Spark DF to Vertica : "Driver not capable"
I am trying to write an Spark DataFrame of Rows to Vertica via JDBC Function
in the following manner:
dataframe.write().mode(SaveMode.Append).jdbc(url, table, properties);
This works when there are no NULL values in any of the rows. When
there are NULL values in rows, I am getting the following error:
17/06/27 14:51:12 INFO orc.RecordReaderFactory: Schema is not specified on read. Using file schema.
org.apache.spark.SparkException: Job aborted due to stage failure: Task 2 in stage 1.0 failed 1 times, most recent failure: Lost task 2.0 in stage 1.0 (TID 6, localhost): java.sql.SQLFeatureNotSupportedException: [Vertica]JDBC Driver not capable.
at com.vertica.exceptions.ExceptionConverter.toSQLException(Unknown Source)
at com.vertica.jdbc.common.SPreparedStatement.checkTypeSupported(Unknown Source)
at com.vertica.jdbc.common.SPreparedStatement.setNull(Unknown Source)
at org.apache.spark.sql.execution.datasources.jdbc.JdbcUtils$.savePartition(JdbcUtils.scala:181)
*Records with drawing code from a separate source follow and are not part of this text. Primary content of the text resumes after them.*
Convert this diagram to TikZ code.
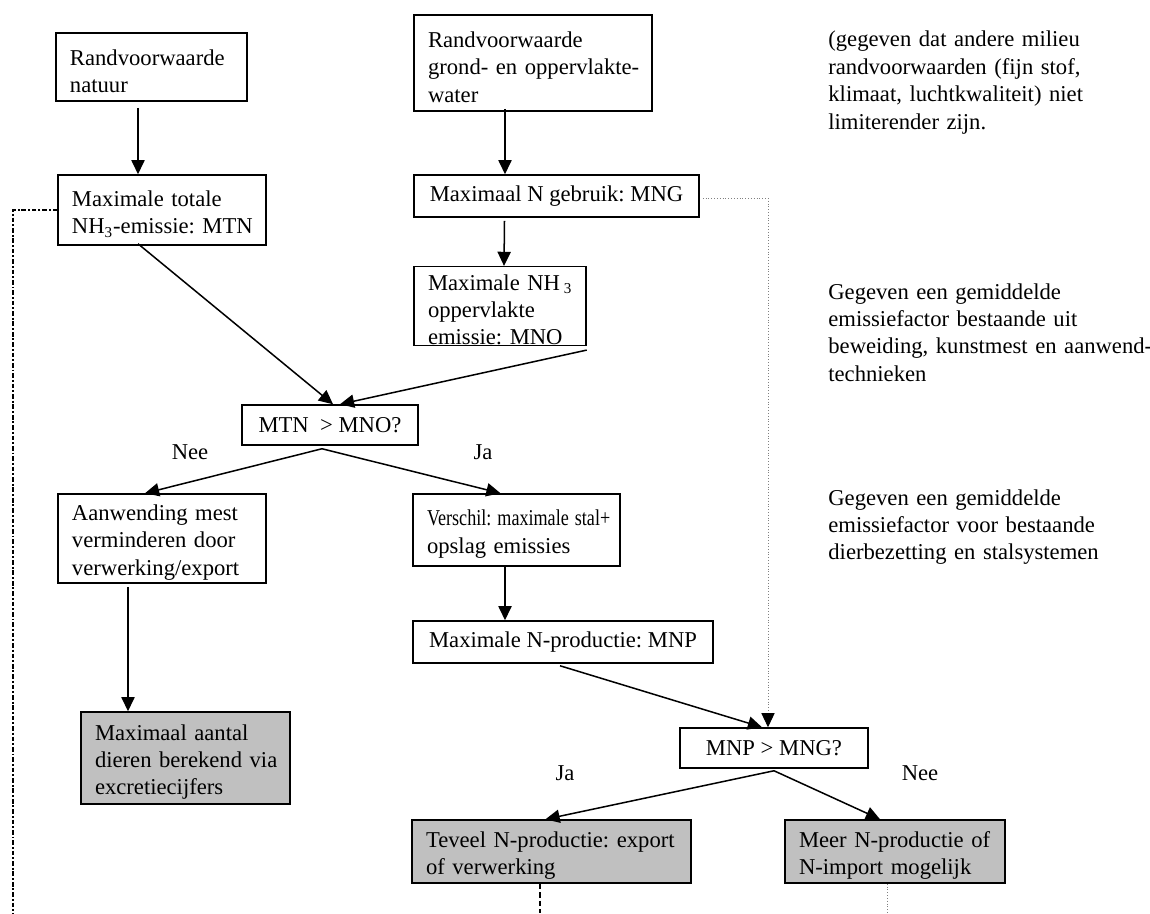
\documentclass[tikz,border=0pt]{standalone}
\usepackage{fontspec}
\setmainfont{Liberation Serif}
\usetikzlibrary{arrows.meta}
\definecolor{grijs}{HTML}{C0C0C0}

\begin{document}
\frenchspacing
\begin{tikzpicture}[x=0.53pt, y=-0.53pt, font=\fontsize{12}{14.5}\selectfont,
		kader/.style={draw, line width=0.8pt, inner xsep=0pt, inner ysep=0pt},
		box/.code 2 args={\pgfmathsetlengthmacro\bw{#1*0.53pt}\pgfmathsetlengthmacro\bh{#2*0.53pt}%
			\tikzset{kader, align=left, minimum width=\bw, text width=\bw, minimum height=\bh,
				execute at begin node={\leftskip=7.42pt\rightskip=-4pt plus 1fil\hyphenpenalty=10000\exhyphenpenalty=10000\rule{0pt}{12.5pt}}}},
		rij/.code 2 args={\pgfmathsetlengthmacro\bw{#1*0.53pt}\pgfmathsetlengthmacro\bh{#2*0.53pt}%
			\tikzset{kader, align=center, minimum width=\bw, minimum height=\bh}},
		eind/.style={fill=grijs},
		pijl/.style={line width=0.8pt, -{Triangle[length=7.5pt,width=7pt]}},
		streepstip/.style={line width=1.3pt, dash pattern=on 2.5pt off 1pt on 1pt off 1pt},
		streep/.style={line width=1.3pt, dash pattern=on 3pt off 1.5pt},
		stippel/.style={gray, line width=0.5pt, densely dotted},
		tekst/.style={align=left, inner sep=0pt, text width=185pt, anchor=base west}]
	
	\useasboundingbox (0,0) rectangle (1150,913);
	
	\node[box={191}{68}] (natuur) at (151.5,67) {Randvoorwaarde\\natuur};
	\node[box={238}{96}] (water) at (533,63) {Randvoorwaarde\\grond- en oppervlakte-\\water};
	\node[box={208}{70}] (mtn) at (162,210) {Maximale totale\\NH\textsubscript{3}-emissie: MTN};
	\node[rij={285}{42}] (mng) at (556.5,196) {Maximaal N gebruik: MNG};
	\node[box={172}{78}] (mno) at (500,306) {Maximale NH\,\textsubscript{3}\\oppervlakte\\emissie: MNO};
	\node[rij={176}{40}] (vraag1) at (330,425) {MTN\ \ > MNO?};
	\node[box={208}{89}] (aanw) at (162,538.5) {Aanwending mest\\verminderen door\\verwerking/export};
	\node[box={207}{72}] (verschil) at (516.5,530) {\scalebox{0.8}[1]{Verschil: maximale stal+}\\opslag emissies};
	\node[rij={300}{42}] (mnp) at (563,642) {Maximale N-productie: MNP};
	\node[box={209}{92}, eind] (dieren) at (185.5,758) {Maximaal aantal\\dieren berekend via\\excretiecijfers};
	\node[rij={188}{40}] (vraag2) at (774,748) {MNP > MNG?};
	\node[box={279}{63}, eind] (teveel) at (551.5,851.5) {Teveel N-productie: export\\of verwerking};
	\node[box={220}{63}, eind] (meer) at (895,851.5) {Meer N-productie of\\N-import mogelijk};
	
	\node[tekst] (opm1) at (828,47) {(gegeven dat andere milieu\\randvoorwaarden (fijn stof,\\klimaat, luchtkwaliteit) niet\\limiterender zijn.};
	\node[tekst] (opm2) at (828,299) {Gegeven een gemiddelde\\emissiefactor bestaande uit\\beweiding, kunstmest en aanwend-\\technieken};
	\node[tekst] (opm3) at (828,505) {Gegeven een gemiddelde\\emissiefactor voor bestaande\\dierbezetting en stalsystemen};
	
	\node (nee1) at (190,452) {Nee};
	\node (ja1) at (483,452) {Ja};
	\node (ja2) at (565,773) {Ja};
	\node (nee2) at (920,773) {Nee};
	
	\coordinate (linksonder) at (13,913);
	\coordinate (midonder) at (540,913);
	\coordinate (rechtsonder) at (887,913);
	
	\draw[pijl] ([shift={(-13.5,6)}]natuur.south) to ([shift={(-24,0)}]mtn.north);
	\draw[pijl] ([shift={(-28,-3)}]water.south) to ([shift={(-51.5,0)}]mng.north);
	\draw[pijl] ([shift={(-52,3)}]mng.south) to ([shift={(4,0)}]mno.north);
	\draw[pijl] ([shift={(-24,-2)}]mtn.south) to ([shift={(3,0)}]vraag1.north);
	\draw[pijl] ([shift={(0,4)}]mno.south east) to ([shift={(10,0)}]vraag1.north);
	\draw[pijl] ([shift={(-8,3)}]vraag1.south) to ([shift={(-17,0)}]aanw.north);
	\draw[pijl] ([shift={(-8,3)}]vraag1.south) to ([shift={(-16,0)}]verschil.north);
	\draw[pijl] ([shift={(-34,3)}]aanw.south) to ([shift={(-57.5,0)}]dieren.north);
	\draw[pijl] ([shift={(-11.5,0)}]verschil.south) to ([shift={(-58,0)}]mnp.north);
	\draw[pijl] ([shift={(-3,2)}]mnp.south) to ([shift={(-12,0)}]vraag2.north);
	\draw[pijl] ([shift={(0,2)}]vraag2.south) to ([shift={(-6,0)}]teveel.north);
	\draw[pijl] ([shift={(0,2)}]vraag2.south) to ([shift={(-15,0)}]meer.north);
	
	\draw[stippel, -{Triangle[length=7.5pt,width=7pt,color=black]}] ([shift={(3,2)}]mng.east) -| ([shift={(-6,0)}]vraag2.north);
	\draw[streepstip] (mtn.west) -| (linksonder);
	\draw[streep] (teveel.south -| midonder) to (midonder);
	\draw[stippel] (meer.south -| rechtsonder) to (rechtsonder);
	
\end{tikzpicture}
\end{document}
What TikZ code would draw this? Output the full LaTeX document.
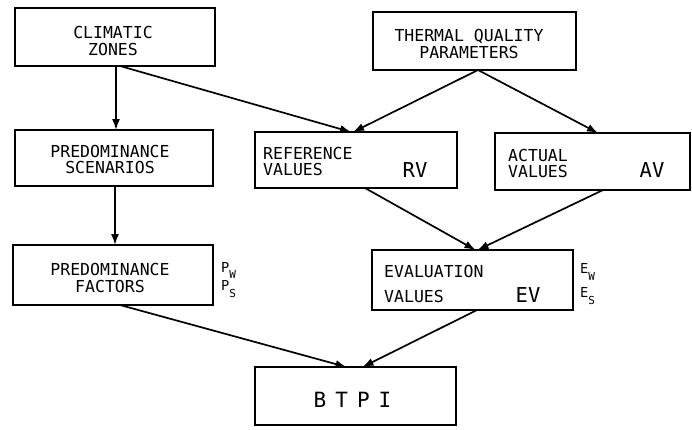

at org.apache.spark.sql.execution.datasources.jdbc.JdbcUtils$$anonfun$saveTable$1.apply(JdbcUtils.scala:277)
at org.apache.spark.sql.execution.datasources.jdbc.JdbcUtils$$anonfun$saveTable$1.apply(JdbcUtils.scala:276)
at org.apache.spark.rdd.RDD$$anonfun$foreachPartition$1$$anonfun$apply$35.apply(RDD.scala:927)
at org.apache.spark.rdd.RDD$$anonfun$foreachPartition$1$$anonfun$apply$35.apply(RDD.scala:927)
at org.apache.spark.SparkContext$$anonfun$runJob$5.apply(SparkContext.scala:1881)
at org.apache.spark.SparkContext$$anonfun$runJob$5.apply(SparkContext.scala:1881)
at org.apache.spark.scheduler.ResultTask.runTask(ResultTask.scala:66)
at org.apache.spark.scheduler.Task.run(Task.scala:89)
at org.apache.spark.executor.Executor$TaskRunner.run(Executor.scala:214)
at java.util.concurrent.ThreadPoolExecutor.runWorker(ThreadPoolExecutor.java:1142)
at java.util.concurrent.ThreadPoolExecutor$Worker.run(ThreadPoolExecutor.java:617)
at java.lang.Thread.run(Thread.java:745)
My environment: Spark 1.6.1, Vertica Vertica Analytic Database v8.1.0-3, Driver vertica-8.1.0_spark1.6_scala2.10.jar, vertica-jdbc-8.1.0-3.jar
Any suggestion how to solve this issue? Thanks
Comments
It worked.
Also, this thread and this comment in particular for creating a custom dialect that handles TEXT nulls better.
Hi stellaa9x, what version of Spark and Vertica are you running - same as above or hopefully newer? The solution options are a bit different depending on versions.